THE SALE of a Finglas shopping centre site for €13 million against the wishes of builder Brian Cunningham was central to his company’s unsuccessful marathon legal action against First Active, a High Court judge said yesterday.
Mr Justice Frank Clarke said he was satisfied there was not enough evidence to say the site was sold at “anything other than its proper value”.
The judge had last December ruled the Cunningham Group had failed to establish a prima-facie case either against First Active or a receiver sent in by the bank to take over the group in 2003.
Yesterday, he delivered a 169-page judgment outlining his reasons for his decisions.
The judge outlined how the sale of the shopping centre site in Finglas in 2002, which the Cunningham Group had bought for €9.5 million in 1998, was undertaken in the face of strenuous opposition by Mr Cunningham.
The Finglas venture was one of a number in which Cunninghams was involved. Others included an apartment/commercial development called Bailey Point in Salthill, Galway, and a housing scheme on the Malahide Road, Dublin.
The judge said the fate of all three developments, which were put into receivership by First Active, arose from difficulties over the Finglas site which First Active wanted to be sold to part-fund the Cunningham Group’s other projects. Mr Cunningham was “strenuously” opposed to this.
The decision to sell the site was taken by the board of the main Cunningham Group company, Moorview Developments Ltd, which included former taoiseach Albert Reynolds as its chairman and former IDA chief executive Pádraic White, and was taken at a time when the group was struggling, the judge said.
The Finglas property was eventually sold for €13 million to a client of First Active, but there was a further diminution of the funds available when the Cunningham Group’s solicitor, the now struck-off Michael Lynn, deducted €800,000 in legal fees, the judge noted. A number of attempts to get Mr Lynn to testify during the High Court action failed last year.

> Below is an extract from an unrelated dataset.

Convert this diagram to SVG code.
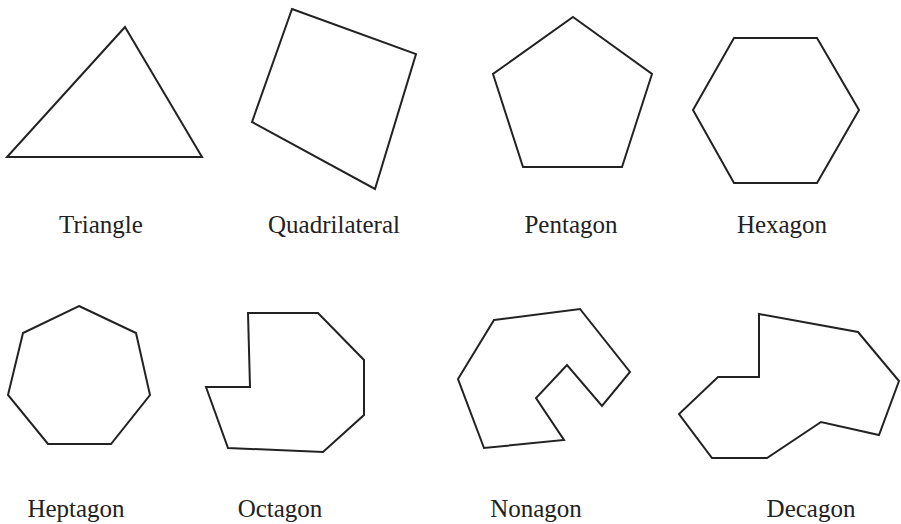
<svg xmlns="http://www.w3.org/2000/svg" width="901" height="524" viewBox="0 0 901 524">
<style>
.s{fill:none;stroke:#222;stroke-width:2;stroke-linejoin:miter}
.t{font-family:"Liberation Serif","Times New Roman",serif;font-size:25px;fill:#222;text-anchor:middle}
</style>
<rect width="901" height="524" fill="#fff"/>
<g id="triangle"><polygon class="s" points="125,27 202,157 7,157"/><text class="t" x="101" y="233">Triangle</text></g>
<g id="quadrilateral"><polygon class="s" points="292,9 416,54 375,189 252,122"/><text class="t" x="334" y="233">Quadrilateral</text></g>
<g id="pentagon"><polygon class="s" points="573,17 652,74 622,167 523,167 493,74"/><text class="t" x="571" y="233">Pentagon</text></g>
<g id="hexagon"><polygon class="s" points="734,38 817,38 859,110 817,183 734,183 693,110"/><text class="t" x="782" y="233">Hexagon</text></g>
<g id="heptagon"><polygon class="s" points="79,306 136,333 150,395 111,444 48,444 8,395 23,333"/><text class="t" x="76" y="517">Heptagon</text></g>
<g id="octagon"><polygon class="s" points="248,313 318,313 364,360 364,415 323,452 228,448 206,387 250,387"/><text class="t" x="280" y="517">Octagon</text></g>
<g id="nonagon"><polygon class="s" points="494,320 580,309 630,372 602,406 567,365 536,398 564,440 484,448 458,379"/><text class="t" x="536" y="517">Nonagon</text></g>
<g id="decagon"><polygon class="s" points="759,314 858,332 899,381 879,435 821,422 767,458 712,458 679,414 718,377 759,377"/><text class="t" x="811" y="517">Decagon</text></g>
<g id="connectors"></g>
</svg>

The financial position of the Cunningham Group was to worsen shortly afterwards at a time when Mr Cunningham employed another struck-off solicitor, Elio Malocco, in what the judge described as “a rather curious capacity” to write letters, in Mr Cunningham’s name, to First Active and others within the Cunningham Group.
It was impossible to avoid the conclusion that the effect of many of those letters was to “create as much difficulty for those parties as possible”. It was during this letter- writing campaign that relations between Mr Cunningham and his fellow directors (including Mr Reynolds and Mr White) “deteriorated significantly” and did not fall short of what First Active had characterised as “open warfare”.
After a crisis meeting between First Active and the Cunningham Group directors (excluding Brian Cunningham) in April 2003, a receiver was appointed.
Mr Justice Clarke said there was no evidence on the core claim of fraudulent misrepresentation by First Active in relation to the future funding of Cunninghams following the sale of Finglas.